How often should a PCF be recalculated?
A PCF should be updated whenever there is a significant change to the product (new materials, new suppliers, redesign), the production process (new machinery, new energy sources), or the data context (updated emission factors, revised standards). Annual recalculation is a reasonable default for commercially active products, particularly as primary data from suppliers becomes progressively available to replace secondary estimates. In PCF Studio, every calculation is versioned using a dedicated product_id and version_id, making it straightforward to track changes over time, compare versions, and maintain a clear audit trail as your PCF matures.
Does the energy use in the manufacturing stage use gross or net calorific values?

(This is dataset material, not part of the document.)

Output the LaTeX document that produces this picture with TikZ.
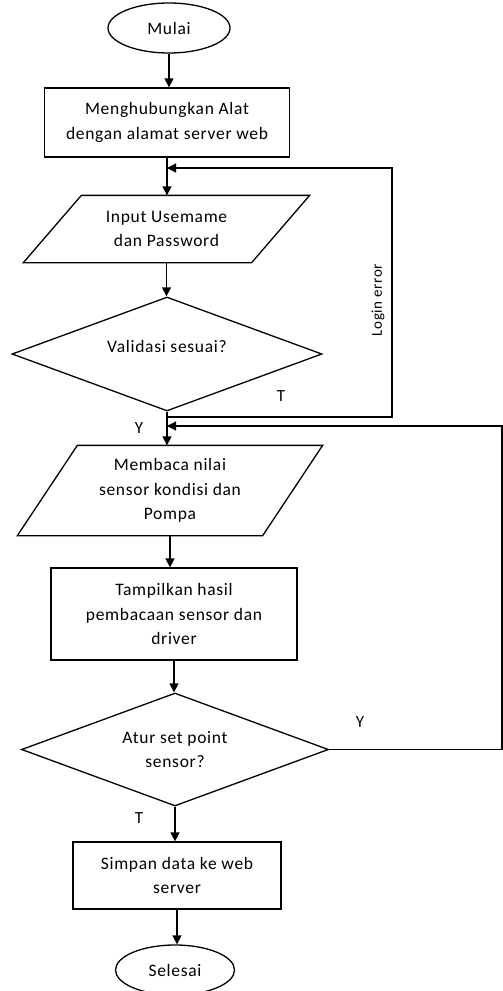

The PCF tool uses Climatiq’s Energy endpoint to calculate combustion and upstream/well-to-tank emissions.
If you enter values as units of energy (for example, kWh/MJ) then the default emission factor uses the gross calorific value (upper/superior heating value) of the fuel, in line with common practice. If you have the net calorific value (lower/inferior heating value) then you will need to use a _net suffix to the fuel type. For example, natural_gas_net rather than natural_gas.
What is a partial PCF?
A partial PCF is one that only covers selected processes and lifecycle stages. Currently the PCF API and PCF Studio only produce partial PCFs as they only cover lifecycle stages from cradle to gate. A cradle-to-grave PCF covering all lifecycle stages may still be partial if the exclusion of processes leads to a significant change in the value of the PCF.
What is the difference between a PCF and CFP?
These are interchangeable terms. The GHGP Product standard uses the common term “Product Carbon Footprint” (PCF) and ISO 14067 uses the term “Carbon Footprint of a Product” (CFP).